▶ TASK BRIEF:
Below are records to transcribe exactly, without their pictures.

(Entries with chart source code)
## Begin

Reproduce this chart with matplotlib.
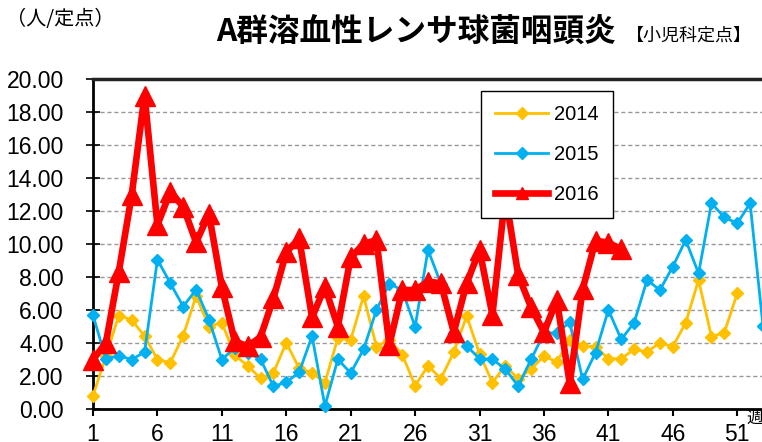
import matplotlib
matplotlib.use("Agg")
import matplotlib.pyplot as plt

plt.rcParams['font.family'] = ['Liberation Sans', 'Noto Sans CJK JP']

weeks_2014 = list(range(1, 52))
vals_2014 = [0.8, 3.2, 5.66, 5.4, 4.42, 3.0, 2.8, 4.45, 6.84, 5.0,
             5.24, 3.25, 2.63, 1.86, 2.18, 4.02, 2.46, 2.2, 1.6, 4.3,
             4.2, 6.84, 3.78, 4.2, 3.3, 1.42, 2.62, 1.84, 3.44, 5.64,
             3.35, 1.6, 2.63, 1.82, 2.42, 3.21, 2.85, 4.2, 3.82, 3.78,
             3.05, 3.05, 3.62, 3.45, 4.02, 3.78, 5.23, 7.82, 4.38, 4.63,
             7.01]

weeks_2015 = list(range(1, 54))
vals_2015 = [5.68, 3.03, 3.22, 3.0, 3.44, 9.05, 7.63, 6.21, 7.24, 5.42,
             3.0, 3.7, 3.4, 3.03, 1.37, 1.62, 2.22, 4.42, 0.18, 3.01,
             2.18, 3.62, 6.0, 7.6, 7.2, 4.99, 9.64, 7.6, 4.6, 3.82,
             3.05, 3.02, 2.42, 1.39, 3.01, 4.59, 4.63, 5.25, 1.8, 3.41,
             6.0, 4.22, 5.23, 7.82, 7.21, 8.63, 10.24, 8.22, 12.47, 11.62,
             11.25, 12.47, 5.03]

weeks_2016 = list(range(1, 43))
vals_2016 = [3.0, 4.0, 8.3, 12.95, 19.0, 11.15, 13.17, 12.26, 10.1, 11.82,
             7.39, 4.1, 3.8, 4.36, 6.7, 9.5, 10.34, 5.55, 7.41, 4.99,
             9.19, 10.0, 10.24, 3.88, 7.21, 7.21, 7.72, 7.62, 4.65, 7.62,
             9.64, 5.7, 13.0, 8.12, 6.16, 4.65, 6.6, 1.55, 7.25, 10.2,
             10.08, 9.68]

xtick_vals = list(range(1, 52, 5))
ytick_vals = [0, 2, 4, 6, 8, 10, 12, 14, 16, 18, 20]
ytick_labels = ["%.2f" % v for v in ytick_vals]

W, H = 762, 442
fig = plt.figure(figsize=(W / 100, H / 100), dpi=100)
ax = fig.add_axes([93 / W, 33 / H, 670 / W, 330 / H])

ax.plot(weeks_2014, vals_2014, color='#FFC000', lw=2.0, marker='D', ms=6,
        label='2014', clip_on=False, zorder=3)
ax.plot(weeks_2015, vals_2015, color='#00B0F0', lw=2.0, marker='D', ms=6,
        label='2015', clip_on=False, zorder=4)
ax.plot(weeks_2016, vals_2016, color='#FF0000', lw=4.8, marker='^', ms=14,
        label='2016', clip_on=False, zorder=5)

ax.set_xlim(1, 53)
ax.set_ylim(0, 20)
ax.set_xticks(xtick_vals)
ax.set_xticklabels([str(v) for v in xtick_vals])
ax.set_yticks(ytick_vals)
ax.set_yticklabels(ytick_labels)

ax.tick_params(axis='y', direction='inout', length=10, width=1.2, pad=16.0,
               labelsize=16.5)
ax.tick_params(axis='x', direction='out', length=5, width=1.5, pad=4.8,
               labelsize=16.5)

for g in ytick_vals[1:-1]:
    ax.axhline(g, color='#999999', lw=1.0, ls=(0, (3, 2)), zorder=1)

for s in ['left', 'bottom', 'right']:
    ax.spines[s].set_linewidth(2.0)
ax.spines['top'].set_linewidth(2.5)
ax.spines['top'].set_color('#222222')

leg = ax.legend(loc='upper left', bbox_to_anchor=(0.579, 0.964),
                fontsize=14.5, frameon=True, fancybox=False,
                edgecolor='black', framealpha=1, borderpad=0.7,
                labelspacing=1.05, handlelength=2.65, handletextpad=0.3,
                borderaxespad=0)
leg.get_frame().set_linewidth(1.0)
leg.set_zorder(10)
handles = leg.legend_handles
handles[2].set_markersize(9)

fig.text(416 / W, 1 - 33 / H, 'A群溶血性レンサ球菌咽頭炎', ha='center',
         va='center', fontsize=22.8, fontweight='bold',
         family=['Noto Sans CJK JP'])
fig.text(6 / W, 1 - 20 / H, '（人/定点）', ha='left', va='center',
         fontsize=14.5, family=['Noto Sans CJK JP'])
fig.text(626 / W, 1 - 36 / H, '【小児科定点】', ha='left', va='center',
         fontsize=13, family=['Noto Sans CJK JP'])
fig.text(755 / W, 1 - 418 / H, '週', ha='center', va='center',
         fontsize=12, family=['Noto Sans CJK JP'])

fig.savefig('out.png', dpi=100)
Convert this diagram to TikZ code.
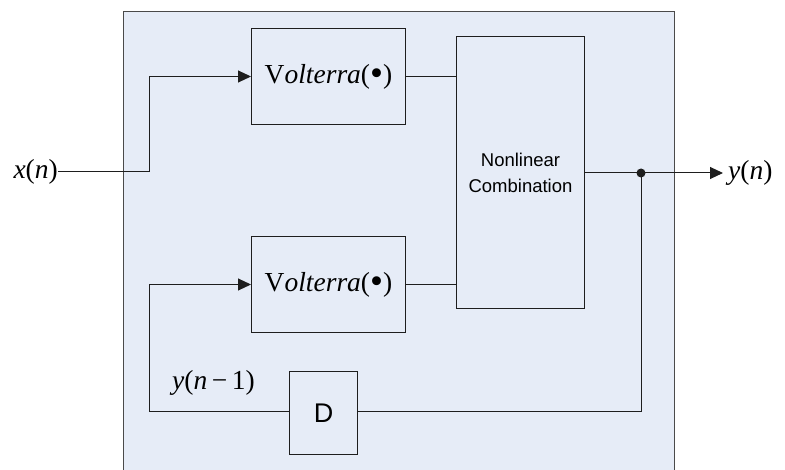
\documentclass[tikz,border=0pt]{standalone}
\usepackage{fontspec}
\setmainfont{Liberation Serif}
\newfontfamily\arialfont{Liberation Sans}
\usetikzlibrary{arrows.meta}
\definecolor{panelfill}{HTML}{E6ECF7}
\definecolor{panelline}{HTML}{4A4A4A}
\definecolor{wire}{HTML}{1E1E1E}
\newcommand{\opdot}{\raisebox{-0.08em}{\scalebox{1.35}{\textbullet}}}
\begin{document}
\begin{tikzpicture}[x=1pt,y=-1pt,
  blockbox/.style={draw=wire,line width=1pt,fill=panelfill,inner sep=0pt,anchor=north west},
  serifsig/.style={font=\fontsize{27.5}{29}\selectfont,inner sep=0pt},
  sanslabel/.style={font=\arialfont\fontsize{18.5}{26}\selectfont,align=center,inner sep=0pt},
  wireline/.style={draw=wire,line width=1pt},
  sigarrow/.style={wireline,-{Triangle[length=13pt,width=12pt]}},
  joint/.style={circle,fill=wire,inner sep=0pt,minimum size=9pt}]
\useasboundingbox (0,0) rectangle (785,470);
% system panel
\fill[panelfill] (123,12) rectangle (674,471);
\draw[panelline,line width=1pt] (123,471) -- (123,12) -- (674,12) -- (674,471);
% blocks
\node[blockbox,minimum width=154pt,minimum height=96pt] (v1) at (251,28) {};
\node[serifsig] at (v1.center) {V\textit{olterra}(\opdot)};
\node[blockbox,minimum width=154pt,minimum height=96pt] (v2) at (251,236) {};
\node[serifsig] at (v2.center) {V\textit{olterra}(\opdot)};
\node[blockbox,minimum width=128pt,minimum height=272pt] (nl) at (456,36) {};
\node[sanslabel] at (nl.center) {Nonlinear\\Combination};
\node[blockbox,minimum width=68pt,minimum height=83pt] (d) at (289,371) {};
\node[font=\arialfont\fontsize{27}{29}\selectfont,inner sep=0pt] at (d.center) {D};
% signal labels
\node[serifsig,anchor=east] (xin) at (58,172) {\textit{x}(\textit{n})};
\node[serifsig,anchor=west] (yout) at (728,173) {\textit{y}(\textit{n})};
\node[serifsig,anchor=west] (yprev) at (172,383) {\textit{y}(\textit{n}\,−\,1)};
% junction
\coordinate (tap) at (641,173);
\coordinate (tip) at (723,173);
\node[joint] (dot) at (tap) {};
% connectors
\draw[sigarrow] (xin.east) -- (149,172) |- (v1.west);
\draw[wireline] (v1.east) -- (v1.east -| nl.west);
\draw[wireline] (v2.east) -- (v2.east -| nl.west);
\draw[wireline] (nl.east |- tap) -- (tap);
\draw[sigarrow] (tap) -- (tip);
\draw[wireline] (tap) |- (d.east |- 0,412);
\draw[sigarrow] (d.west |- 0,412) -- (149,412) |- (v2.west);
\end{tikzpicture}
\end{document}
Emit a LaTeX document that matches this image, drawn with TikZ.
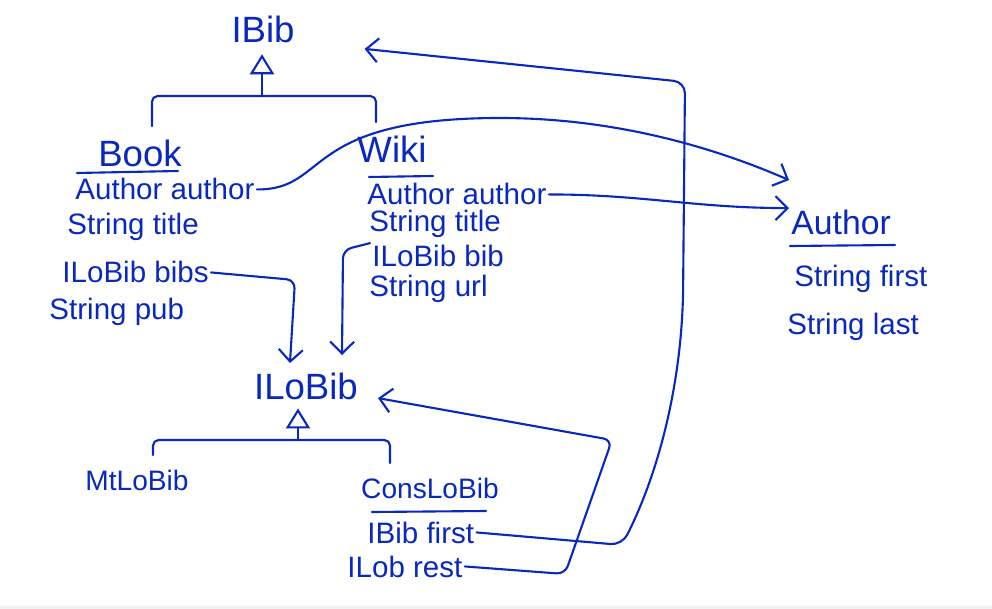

## End

▶ SOLUTION TO THIS EXERCISE:
Reproduce this chart with matplotlib.
import matplotlib
matplotlib.use("Agg")
import matplotlib.pyplot as plt

plt.rcParams['font.family'] = ['Liberation Sans', 'Noto Sans CJK JP']

weeks_2014 = list(range(1, 52))
vals_2014 = [0.8, 3.2, 5.66, 5.4, 4.42, 3.0, 2.8, 4.45, 6.84, 5.0,
             5.24, 3.25, 2.63, 1.86, 2.18, 4.02, 2.46, 2.2, 1.6, 4.3,
             4.2, 6.84, 3.78, 4.2, 3.3, 1.42, 2.62, 1.84, 3.44, 5.64,
             3.35, 1.6, 2.63, 1.82, 2.42, 3.21, 2.85, 4.2, 3.82, 3.78,
             3.05, 3.05, 3.62, 3.45, 4.02, 3.78, 5.23, 7.82, 4.38, 4.63,
             7.01]

weeks_2015 = list(range(1, 54))
vals_2015 = [5.68, 3.03, 3.22, 3.0, 3.44, 9.05, 7.63, 6.21, 7.24, 5.42,
             3.0, 3.7, 3.4, 3.03, 1.37, 1.62, 2.22, 4.42, 0.18, 3.01,
             2.18, 3.62, 6.0, 7.6, 7.2, 4.99, 9.64, 7.6, 4.6, 3.82,
             3.05, 3.02, 2.42, 1.39, 3.01, 4.59, 4.63, 5.25, 1.8, 3.41,
             6.0, 4.22, 5.23, 7.82, 7.21, 8.63, 10.24, 8.22, 12.47, 11.62,
             11.25, 12.47, 5.03]

weeks_2016 = list(range(1, 43))
vals_2016 = [3.0, 4.0, 8.3, 12.95, 19.0, 11.15, 13.17, 12.26, 10.1, 11.82,
             7.39, 4.1, 3.8, 4.36, 6.7, 9.5, 10.34, 5.55, 7.41, 4.99,
             9.19, 10.0, 10.24, 3.88, 7.21, 7.21, 7.72, 7.62, 4.65, 7.62,
             9.64, 5.7, 13.0, 8.12, 6.16, 4.65, 6.6, 1.55, 7.25, 10.2,
             10.08, 9.68]

xtick_vals = list(range(1, 52, 5))
ytick_vals = [0, 2, 4, 6, 8, 10, 12, 14, 16, 18, 20]
ytick_labels = ["%.2f" % v for v in ytick_vals]

W, H = 762, 442
fig = plt.figure(figsize=(W / 100, H / 100), dpi=100)
ax = fig.add_axes([93 / W, 33 / H, 670 / W, 330 / H])

ax.plot(weeks_2014, vals_2014, color='#FFC000', lw=2.0, marker='D', ms=6,
        label='2014', clip_on=False, zorder=3)
ax.plot(weeks_2015, vals_2015, color='#00B0F0', lw=2.0, marker='D', ms=6,
        label='2015', clip_on=False, zorder=4)
ax.plot(weeks_2016, vals_2016, color='#FF0000', lw=4.8, marker='^', ms=14,
        label='2016', clip_on=False, zorder=5)

ax.set_xlim(1, 53)
ax.set_ylim(0, 20)
ax.set_xticks(xtick_vals)
ax.set_xticklabels([str(v) for v in xtick_vals])
ax.set_yticks(ytick_vals)
ax.set_yticklabels(ytick_labels)

ax.tick_params(axis='y', direction='inout', length=10, width=1.2, pad=16.0,
               labelsize=16.5)
ax.tick_params(axis='x', direction='out', length=5, width=1.5, pad=4.8,
               labelsize=16.5)

for g in ytick_vals[1:-1]:
    ax.axhline(g, color='#999999', lw=1.0, ls=(0, (3, 2)), zorder=1)

for s in ['left', 'bottom', 'right']:
    ax.spines[s].set_linewidth(2.0)
ax.spines['top'].set_linewidth(2.5)
ax.spines['top'].set_color('#222222')

leg = ax.legend(loc='upper left', bbox_to_anchor=(0.579, 0.964),
                fontsize=14.5, frameon=True, fancybox=False,
                edgecolor='black', framealpha=1, borderpad=0.7,
                labelspacing=1.05, handlelength=2.65, handletextpad=0.3,
                borderaxespad=0)
leg.get_frame().set_linewidth(1.0)
leg.set_zorder(10)
handles = leg.legend_handles
handles[2].set_markersize(9)

fig.text(416 / W, 1 - 33 / H, 'A群溶血性レンサ球菌咽頭炎', ha='center',
         va='center', fontsize=22.8, fontweight='bold',
         family=['Noto Sans CJK JP'])
fig.text(6 / W, 1 - 20 / H, '（人/定点）', ha='left', va='center',
         fontsize=14.5, family=['Noto Sans CJK JP'])
fig.text(626 / W, 1 - 36 / H, '【小児科定点】', ha='left', va='center',
         fontsize=13, family=['Noto Sans CJK JP'])
fig.text(755 / W, 1 - 418 / H, '週', ha='center', va='center',
         fontsize=12, family=['Noto Sans CJK JP'])

fig.savefig('out.png', dpi=100)
Convert this diagram to TikZ code.
\documentclass[tikz,border=0pt]{standalone}
\usepackage{fontspec}
\setmainfont{Liberation Serif}
\newfontfamily\arialfont{Liberation Sans}
\usetikzlibrary{arrows.meta}
\definecolor{panelfill}{HTML}{E6ECF7}
\definecolor{panelline}{HTML}{4A4A4A}
\definecolor{wire}{HTML}{1E1E1E}
\newcommand{\opdot}{\raisebox{-0.08em}{\scalebox{1.35}{\textbullet}}}
\begin{document}
\begin{tikzpicture}[x=1pt,y=-1pt,
  blockbox/.style={draw=wire,line width=1pt,fill=panelfill,inner sep=0pt,anchor=north west},
  serifsig/.style={font=\fontsize{27.5}{29}\selectfont,inner sep=0pt},
  sanslabel/.style={font=\arialfont\fontsize{18.5}{26}\selectfont,align=center,inner sep=0pt},
  wireline/.style={draw=wire,line width=1pt},
  sigarrow/.style={wireline,-{Triangle[length=13pt,width=12pt]}},
  joint/.style={circle,fill=wire,inner sep=0pt,minimum size=9pt}]
\useasboundingbox (0,0) rectangle (785,470);
% system panel
\fill[panelfill] (123,12) rectangle (674,471);
\draw[panelline,line width=1pt] (123,471) -- (123,12) -- (674,12) -- (674,471);
% blocks
\node[blockbox,minimum width=154pt,minimum height=96pt] (v1) at (251,28) {};
\node[serifsig] at (v1.center) {V\textit{olterra}(\opdot)};
\node[blockbox,minimum width=154pt,minimum height=96pt] (v2) at (251,236) {};
\node[serifsig] at (v2.center) {V\textit{olterra}(\opdot)};
\node[blockbox,minimum width=128pt,minimum height=272pt] (nl) at (456,36) {};
\node[sanslabel] at (nl.center) {Nonlinear\\Combination};
\node[blockbox,minimum width=68pt,minimum height=83pt] (d) at (289,371) {};
\node[font=\arialfont\fontsize{27}{29}\selectfont,inner sep=0pt] at (d.center) {D};
% signal labels
\node[serifsig,anchor=east] (xin) at (58,172) {\textit{x}(\textit{n})};
\node[serifsig,anchor=west] (yout) at (728,173) {\textit{y}(\textit{n})};
\node[serifsig,anchor=west] (yprev) at (172,383) {\textit{y}(\textit{n}\,−\,1)};
% junction
\coordinate (tap) at (641,173);
\coordinate (tip) at (723,173);
\node[joint] (dot) at (tap) {};
% connectors
\draw[sigarrow] (xin.east) -- (149,172) |- (v1.west);
\draw[wireline] (v1.east) -- (v1.east -| nl.west);
\draw[wireline] (v2.east) -- (v2.east -| nl.west);
\draw[wireline] (nl.east |- tap) -- (tap);
\draw[sigarrow] (tap) -- (tip);
\draw[wireline] (tap) |- (d.east |- 0,412);
\draw[sigarrow] (d.west |- 0,412) -- (149,412) |- (v2.west);
\end{tikzpicture}
\end{document}
Emit a LaTeX document that matches this image, drawn with TikZ.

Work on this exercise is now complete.